Get that Referral Another great way to tap into the invisible market is through referrals in your own network. LinkedIn groups are great place to ask the question, “Y’all hiring?”  Ask your contacts names and positions to help you on your search.  Trolling your contacts on Facebook works much the same way. In real time, speak with friends in your respective field. Ask these contacts to help you set up introductions with hiring managers, and other decision makers. Even if the company isn’t hiring right now, making a good impression with these people may lead to hearing about a job opening before it ever gets posted.

Make a Cold Call Drop in/forward your resume and portfolio link to a company where you want to work, whether they have a job opening or not. To be successful,  you must research the company, and tailor your resume and interest letter to fit their requirements. A good place to start is with old job postings by this company.

On a personal note, my director gets one or two of these per year and they do not end up in the circular file. Instead we keep hold of the resumes in case I need additional graphic design help.  So far, this cold-call method hasn’t landed anyone a permanent job in my company, but it leads to potential freelance assignments.

There's a 1 in 10 chance that you'll garner a response using this method. If you don’t hear back, you make contact by phone or emil in a couple weeks. This approach takes patience but it may grab the attention of a potential employer.

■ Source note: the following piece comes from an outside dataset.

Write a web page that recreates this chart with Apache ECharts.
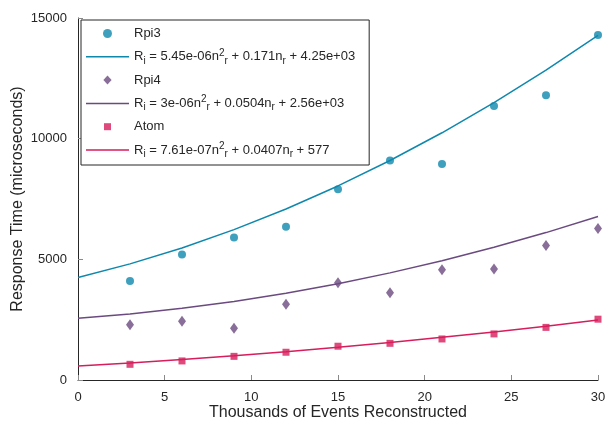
<!DOCTYPE html>
<html><head><meta charset="utf-8">
<script src="https://cdn.jsdelivr.net/npm/echarts@6/dist/echarts.min.js"></script>
<style>html,body{margin:0;padding:0;background:#fff}#c{width:607px;height:425px}</style>
</head><body><div id="c"></div>
<script>
var xThousands = [3, 6, 9, 12, 15, 18, 21, 24, 27, 30];
var fitX = [0, 3, 6, 9, 12, 15, 18, 21, 24, 27, 30];
var rpi3 = [4100, 5200, 5900, 6350, 7900, 9100, 8950, 11350, 11800, 14300];
var rpi4 = [2290, 2430, 2140, 3140, 4030, 3620, 4570, 4600, 5570, 6280];
var atom = [650, 790, 980, 1150, 1400, 1520, 1700, 1910, 2180, 2520];
var rpi3Fit = [4250, 4812, 5472, 6230, 7087, 8041, 9094, 10244, 11493, 12840, 14285];
var rpi4Fit = [2560, 2738, 2970, 3257, 3597, 3991, 4439, 4941, 5498, 6108, 6772];
var atomFit = [577, 706, 848, 1005, 1175, 1359, 1557, 1768, 1992, 2231, 2483];
var legendLabels = {
  'Rpi3': '{m|Rpi3}',
  'Rpi3 fit': '{m|R}{sub|i}{m| = 5.45e-06n}{sup|2}{sub|r}{m| + 0.171n}{sub|r}{m| + 4.25e+03}',
  'Rpi4': '{m|Rpi4}',
  'Rpi4 fit': '{m|R}{sub|i}{m| = 3e-06n}{sup|2}{sub|r}{m| + 0.0504n}{sub|r}{m| + 2.56e+03}',
  'Atom': '{m|Atom}',
  'Atom fit': '{m|R}{sub|i}{m| = 7.61e-07n}{sup|2}{sub|r}{m| + 0.0407n}{sub|r}{m| + 577}'
};
var xLabel = 'Thousands of Events Reconstructed';
var yLabel = 'Response Time (microseconds)';

var C3 = '#0f88ae', C4 = '#6b4a80', CA = '#d71d5c';
function pairs(xs, ys) { return xs.map(function (x, i) { return [x, ys[i]]; }); }
var FONT = 'Liberation Sans, Arial, sans-serif';
var LINE_ICON = 'path://M0,0L100,0L100,3.4L0,3.4Z';
var DIAMOND_ICON = 'path://M4.2,0L8.4,4.6L4.2,9.2L0,4.6Z';
var SQUARE_ICON = 'path://M0,0M1,1L8,1L8,8L1,8ZM9,9';

var chart = echarts.init(document.getElementById('c'), null, {renderer: 'canvas'});
chart.setOption({
  animation: false,
  backgroundColor: '#fff',
  textStyle: {fontFamily: FONT},
  grid: {left: 78, right: 9, top: 18, bottom: 45, containLabel: false, outerBoundsMode: 'none'},
  xAxis: {
    type: 'value', min: 0, max: 30, interval: 5,
    name: xLabel, nameLocation: 'middle', nameGap: 25, nameMoveOverlap: false,
    nameTextStyle: {fontSize: 16, color: '#262626', fontFamily: FONT},
    axisLine: {show: true, lineStyle: {color: '#262626', width: 1}},
    axisTick: {show: true, inside: true, length: 5, lineStyle: {color: '#8a8a8a'}},
    axisLabel: {fontSize: 13, color: '#262626', margin: 11, fontFamily: FONT},
    splitLine: {show: false}
  },
  yAxis: {
    type: 'value', min: 0, max: 15000, interval: 5000,
    name: yLabel, nameLocation: 'middle', nameGap: 52, nameRotate: 90, nameMoveOverlap: false,
    nameTextStyle: {fontSize: 16, color: '#262626', fontFamily: FONT},
    axisLine: {show: true, lineStyle: {color: '#262626', width: 1}},
    axisTick: {show: true, inside: true, length: 5, lineStyle: {color: '#8a8a8a'}},
    axisLabel: {fontSize: 13, color: '#262626', margin: 11, fontFamily: FONT,
      formatter: function (v) { return String(v); }},
    splitLine: {show: false}
  },
  legend: {
    left: 81, top: 20, orient: 'vertical',
    padding: [7, 14, 6, 5],
    itemGap: 7.8, itemWidth: 43, itemHeight: 9,
    borderColor: '#262626', borderWidth: 1, backgroundColor: '#fff',
    data: [
      {name: 'Rpi3', icon: 'circle'},
      {name: 'Rpi3 fit', icon: LINE_ICON},
      {name: 'Rpi4', icon: DIAMOND_ICON},
      {name: 'Rpi4 fit', icon: LINE_ICON},
      {name: 'Atom', icon: SQUARE_ICON},
      {name: 'Atom fit', icon: LINE_ICON}
    ],
    formatter: function (n) { return legendLabels[n]; },
    textStyle: {
      fontFamily: FONT, color: '#262626',
      rich: {
        m: {fontSize: 13, lineHeight: 18, fontFamily: FONT, color: '#262626', verticalAlign: 'middle'},
        sup: {fontSize: 10, lineHeight: 10, fontFamily: FONT, color: '#262626', verticalAlign: 'top'},
        sub: {fontSize: 10, lineHeight: 10, fontFamily: FONT, color: '#262626', verticalAlign: 'bottom'}
      }
    }
  },
  series: [
    {name: 'Rpi3', type: 'scatter', data: pairs(xThousands, rpi3), symbol: 'circle', symbolSize: 8, itemStyle: {color: C3}},
    {name: 'Rpi3 fit', type: 'line', data: pairs(fitX, rpi3Fit), symbol: 'none', lineStyle: {color: C3, width: 1.5}, itemStyle: {color: C3}},
    {name: 'Rpi4', type: 'scatter', data: pairs(xThousands, rpi4), symbol: 'diamond', symbolSize: [8, 11], itemStyle: {color: C4}},
    {name: 'Rpi4 fit', type: 'line', data: pairs(fitX, rpi4Fit), symbol: 'none', lineStyle: {color: C4, width: 1.5}, itemStyle: {color: C4}},
    {name: 'Atom', type: 'scatter', data: pairs(xThousands, atom), symbol: 'rect', symbolSize: 7, itemStyle: {color: CA}},
    {name: 'Atom fit', type: 'line', data: pairs(fitX, atomFit), symbol: 'none', lineStyle: {color: CA, width: 1.5}, itemStyle: {color: CA}}
  ]
});
</script></body></html>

Lock Down an Internship Working as an intern is a great way to see if you are a good fit for a company. It’s potentially a great way to land that unposted job. When a company recognizes that your work is an asset to them, they may carve out a permanent position to keep you on staff.

What do you do to improve your chances of becoming an employee?  Go above and beyond their expectations. Learn new tasks, meet deadlines, save them time and money money, and show genuine interest in the company. These keys will improve your chances of making the transition from intern to employee.